--- Data shown ---
◇ ◇ ◇ ◇ ◇
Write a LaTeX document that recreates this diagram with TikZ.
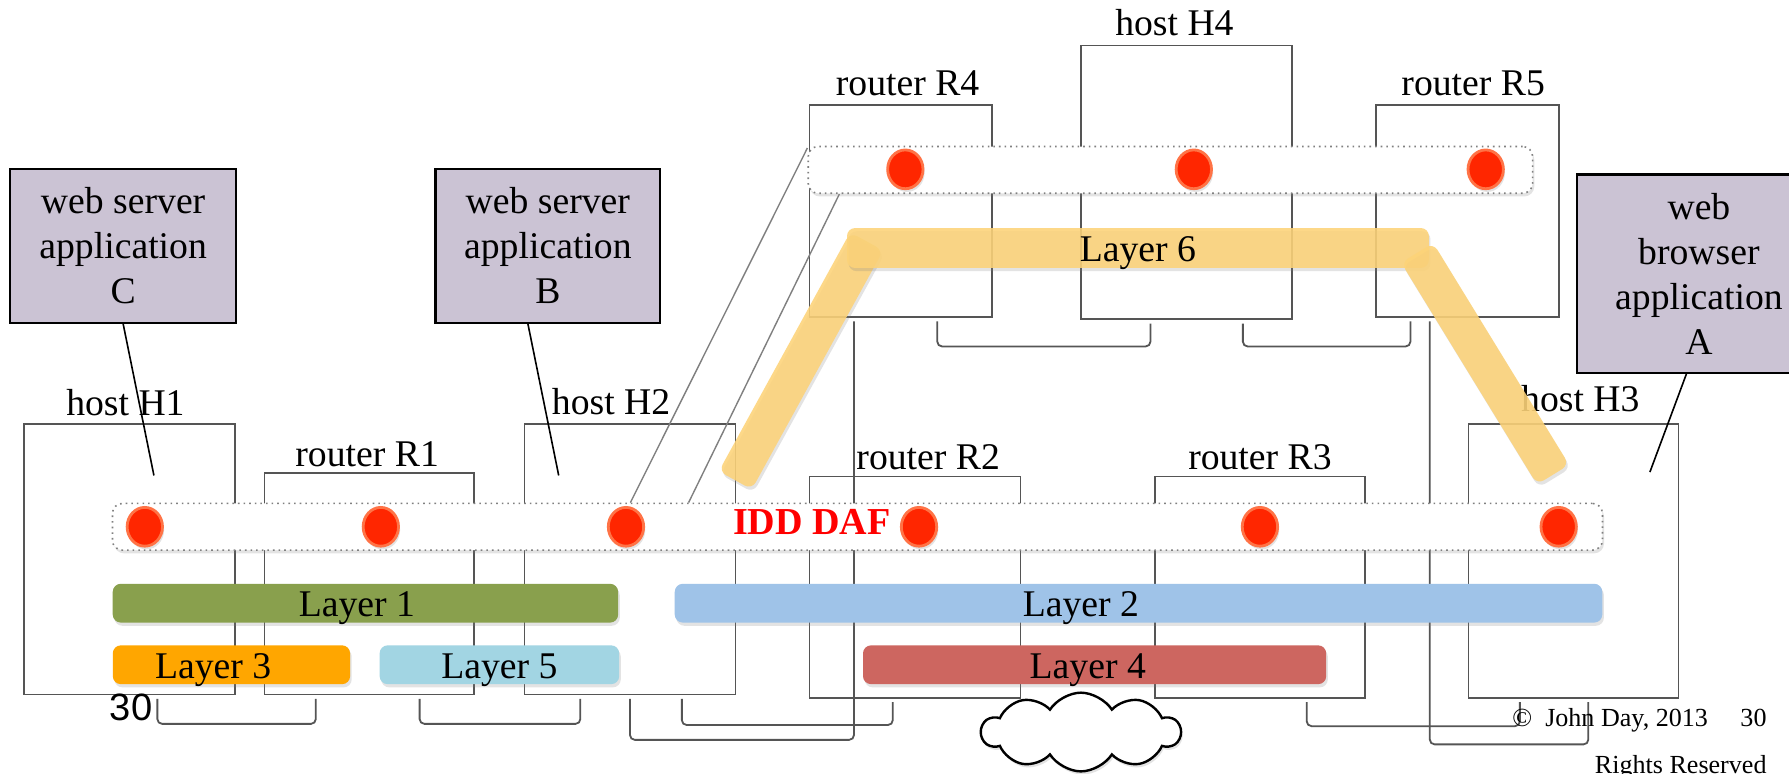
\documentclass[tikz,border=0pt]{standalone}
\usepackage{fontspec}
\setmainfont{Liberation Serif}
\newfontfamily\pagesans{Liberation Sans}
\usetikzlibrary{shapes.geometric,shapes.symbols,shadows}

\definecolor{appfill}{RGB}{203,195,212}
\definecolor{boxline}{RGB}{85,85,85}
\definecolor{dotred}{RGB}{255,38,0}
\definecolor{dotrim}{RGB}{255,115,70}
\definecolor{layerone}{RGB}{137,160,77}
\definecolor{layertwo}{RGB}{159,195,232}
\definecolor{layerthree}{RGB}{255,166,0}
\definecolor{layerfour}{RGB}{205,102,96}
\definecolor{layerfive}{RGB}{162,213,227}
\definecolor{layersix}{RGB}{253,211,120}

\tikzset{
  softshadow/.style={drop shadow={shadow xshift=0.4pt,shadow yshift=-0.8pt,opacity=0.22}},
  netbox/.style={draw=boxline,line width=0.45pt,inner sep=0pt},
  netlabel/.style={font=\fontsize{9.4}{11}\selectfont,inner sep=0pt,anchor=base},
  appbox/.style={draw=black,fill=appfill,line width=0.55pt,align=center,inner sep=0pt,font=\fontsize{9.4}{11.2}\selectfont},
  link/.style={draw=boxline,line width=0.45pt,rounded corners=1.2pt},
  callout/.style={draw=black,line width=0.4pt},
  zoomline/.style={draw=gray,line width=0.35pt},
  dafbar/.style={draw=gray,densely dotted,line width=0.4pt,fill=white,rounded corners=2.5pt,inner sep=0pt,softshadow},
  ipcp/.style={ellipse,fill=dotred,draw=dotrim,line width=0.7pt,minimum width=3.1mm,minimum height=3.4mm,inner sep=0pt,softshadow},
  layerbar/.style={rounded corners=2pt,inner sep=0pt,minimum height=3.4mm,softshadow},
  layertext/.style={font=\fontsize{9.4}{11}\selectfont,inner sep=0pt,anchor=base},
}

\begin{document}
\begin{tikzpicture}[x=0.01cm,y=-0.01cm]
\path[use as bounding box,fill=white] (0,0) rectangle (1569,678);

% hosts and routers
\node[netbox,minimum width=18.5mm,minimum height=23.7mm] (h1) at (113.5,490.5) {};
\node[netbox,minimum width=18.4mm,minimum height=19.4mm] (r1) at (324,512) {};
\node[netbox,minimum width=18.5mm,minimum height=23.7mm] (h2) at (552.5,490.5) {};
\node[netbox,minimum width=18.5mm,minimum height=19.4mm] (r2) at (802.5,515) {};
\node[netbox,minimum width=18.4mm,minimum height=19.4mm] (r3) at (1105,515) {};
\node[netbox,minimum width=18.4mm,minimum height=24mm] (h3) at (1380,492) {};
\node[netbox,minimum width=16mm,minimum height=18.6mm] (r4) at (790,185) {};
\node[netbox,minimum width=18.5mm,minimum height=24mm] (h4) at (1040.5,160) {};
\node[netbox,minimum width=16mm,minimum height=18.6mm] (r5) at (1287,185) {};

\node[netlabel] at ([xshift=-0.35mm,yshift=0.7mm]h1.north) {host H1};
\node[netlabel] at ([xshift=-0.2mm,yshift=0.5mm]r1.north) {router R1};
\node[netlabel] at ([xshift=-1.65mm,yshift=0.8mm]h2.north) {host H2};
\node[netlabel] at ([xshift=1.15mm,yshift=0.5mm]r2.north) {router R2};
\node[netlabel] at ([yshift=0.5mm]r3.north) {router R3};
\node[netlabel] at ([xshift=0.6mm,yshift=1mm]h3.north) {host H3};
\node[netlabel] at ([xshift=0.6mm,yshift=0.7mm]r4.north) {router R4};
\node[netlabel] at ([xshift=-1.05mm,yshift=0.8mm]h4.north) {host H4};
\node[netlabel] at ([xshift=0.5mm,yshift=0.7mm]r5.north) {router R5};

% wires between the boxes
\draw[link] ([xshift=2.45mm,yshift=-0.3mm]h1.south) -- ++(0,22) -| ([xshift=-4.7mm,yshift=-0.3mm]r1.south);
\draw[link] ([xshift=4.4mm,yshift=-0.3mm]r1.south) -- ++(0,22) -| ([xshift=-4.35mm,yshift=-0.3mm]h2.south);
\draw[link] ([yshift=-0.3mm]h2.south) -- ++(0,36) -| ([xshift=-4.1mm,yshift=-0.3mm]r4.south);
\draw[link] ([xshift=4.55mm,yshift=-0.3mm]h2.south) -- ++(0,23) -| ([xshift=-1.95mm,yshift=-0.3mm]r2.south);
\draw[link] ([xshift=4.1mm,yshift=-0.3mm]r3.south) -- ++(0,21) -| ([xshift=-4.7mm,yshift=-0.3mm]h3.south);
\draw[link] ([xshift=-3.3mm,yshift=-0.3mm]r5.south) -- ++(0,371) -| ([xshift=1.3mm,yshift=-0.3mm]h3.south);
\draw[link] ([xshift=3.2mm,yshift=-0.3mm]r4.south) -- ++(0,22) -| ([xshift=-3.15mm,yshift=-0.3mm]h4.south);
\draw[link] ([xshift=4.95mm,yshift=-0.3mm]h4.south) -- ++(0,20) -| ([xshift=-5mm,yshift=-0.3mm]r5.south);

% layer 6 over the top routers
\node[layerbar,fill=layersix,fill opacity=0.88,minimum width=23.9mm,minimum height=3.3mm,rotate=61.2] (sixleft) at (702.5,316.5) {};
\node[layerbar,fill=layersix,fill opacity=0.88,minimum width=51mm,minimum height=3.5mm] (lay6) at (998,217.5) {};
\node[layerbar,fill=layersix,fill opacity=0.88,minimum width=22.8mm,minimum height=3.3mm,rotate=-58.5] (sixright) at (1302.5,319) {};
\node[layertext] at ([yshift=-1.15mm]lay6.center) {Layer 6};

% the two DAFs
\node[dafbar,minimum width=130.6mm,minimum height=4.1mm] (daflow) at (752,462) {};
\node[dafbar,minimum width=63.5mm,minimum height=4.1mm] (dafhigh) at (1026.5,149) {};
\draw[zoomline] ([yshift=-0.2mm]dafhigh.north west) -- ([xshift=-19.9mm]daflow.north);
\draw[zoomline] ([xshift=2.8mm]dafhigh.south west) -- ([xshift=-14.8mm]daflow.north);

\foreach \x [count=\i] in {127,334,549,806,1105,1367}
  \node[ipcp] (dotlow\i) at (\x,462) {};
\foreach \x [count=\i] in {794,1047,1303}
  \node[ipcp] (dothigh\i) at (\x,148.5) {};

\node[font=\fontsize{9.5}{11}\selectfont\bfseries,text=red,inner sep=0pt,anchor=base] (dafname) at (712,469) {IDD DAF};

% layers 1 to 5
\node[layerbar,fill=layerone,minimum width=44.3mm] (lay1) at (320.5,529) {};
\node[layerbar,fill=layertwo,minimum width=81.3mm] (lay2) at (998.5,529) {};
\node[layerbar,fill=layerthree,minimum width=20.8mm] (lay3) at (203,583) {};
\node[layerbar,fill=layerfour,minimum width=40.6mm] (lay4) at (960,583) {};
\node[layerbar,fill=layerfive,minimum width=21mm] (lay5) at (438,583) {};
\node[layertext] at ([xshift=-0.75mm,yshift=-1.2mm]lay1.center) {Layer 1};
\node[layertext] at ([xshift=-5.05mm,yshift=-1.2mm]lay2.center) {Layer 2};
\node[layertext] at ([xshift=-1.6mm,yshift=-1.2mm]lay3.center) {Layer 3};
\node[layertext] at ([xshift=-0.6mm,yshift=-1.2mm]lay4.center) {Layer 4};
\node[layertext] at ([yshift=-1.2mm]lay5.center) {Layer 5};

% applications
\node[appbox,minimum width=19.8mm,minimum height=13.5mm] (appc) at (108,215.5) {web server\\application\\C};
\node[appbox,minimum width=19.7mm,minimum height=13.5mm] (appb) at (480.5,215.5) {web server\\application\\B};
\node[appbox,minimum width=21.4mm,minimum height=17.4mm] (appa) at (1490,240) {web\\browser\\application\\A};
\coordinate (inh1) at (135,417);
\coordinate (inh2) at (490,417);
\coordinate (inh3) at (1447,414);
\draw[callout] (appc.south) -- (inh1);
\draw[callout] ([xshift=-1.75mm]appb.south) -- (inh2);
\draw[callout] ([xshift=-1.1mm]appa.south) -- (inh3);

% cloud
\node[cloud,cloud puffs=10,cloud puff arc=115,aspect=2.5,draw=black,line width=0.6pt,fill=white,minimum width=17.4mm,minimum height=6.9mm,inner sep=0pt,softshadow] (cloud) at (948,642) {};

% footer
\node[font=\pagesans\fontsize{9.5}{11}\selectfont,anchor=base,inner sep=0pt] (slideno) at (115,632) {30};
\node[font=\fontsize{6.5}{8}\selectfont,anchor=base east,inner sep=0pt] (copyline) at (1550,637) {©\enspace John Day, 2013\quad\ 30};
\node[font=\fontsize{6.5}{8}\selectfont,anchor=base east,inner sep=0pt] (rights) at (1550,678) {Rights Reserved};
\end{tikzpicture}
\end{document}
◇ ◇ ◇ ◇ ◇
--- To be done ---
Only the lines from the start of the material through the line containing "(0,0) rectangle (1569,678);" should be transcribed. Pictures stay out.

--- Task response ---
Write a LaTeX document that recreates this diagram with TikZ.
\documentclass[tikz,border=0pt]{standalone}
\usepackage{fontspec}
\setmainfont{Liberation Serif}
\newfontfamily\pagesans{Liberation Sans}
\usetikzlibrary{shapes.geometric,shapes.symbols,shadows}

\definecolor{appfill}{RGB}{203,195,212}
\definecolor{boxline}{RGB}{85,85,85}
\definecolor{dotred}{RGB}{255,38,0}
\definecolor{dotrim}{RGB}{255,115,70}
\definecolor{layerone}{RGB}{137,160,77}
\definecolor{layertwo}{RGB}{159,195,232}
\definecolor{layerthree}{RGB}{255,166,0}
\definecolor{layerfour}{RGB}{205,102,96}
\definecolor{layerfive}{RGB}{162,213,227}
\definecolor{layersix}{RGB}{253,211,120}

\tikzset{
  softshadow/.style={drop shadow={shadow xshift=0.4pt,shadow yshift=-0.8pt,opacity=0.22}},
  netbox/.style={draw=boxline,line width=0.45pt,inner sep=0pt},
  netlabel/.style={font=\fontsize{9.4}{11}\selectfont,inner sep=0pt,anchor=base},
  appbox/.style={draw=black,fill=appfill,line width=0.55pt,align=center,inner sep=0pt,font=\fontsize{9.4}{11.2}\selectfont},
  link/.style={draw=boxline,line width=0.45pt,rounded corners=1.2pt},
  callout/.style={draw=black,line width=0.4pt},
  zoomline/.style={draw=gray,line width=0.35pt},
  dafbar/.style={draw=gray,densely dotted,line width=0.4pt,fill=white,rounded corners=2.5pt,inner sep=0pt,softshadow},
  ipcp/.style={ellipse,fill=dotred,draw=dotrim,line width=0.7pt,minimum width=3.1mm,minimum height=3.4mm,inner sep=0pt,softshadow},
  layerbar/.style={rounded corners=2pt,inner sep=0pt,minimum height=3.4mm,softshadow},
  layertext/.style={font=\fontsize{9.4}{11}\selectfont,inner sep=0pt,anchor=base},
}

\begin{document}
\begin{tikzpicture}[x=0.01cm,y=-0.01cm]
\path[use as bounding box,fill=white] (0,0) rectangle (1569,678);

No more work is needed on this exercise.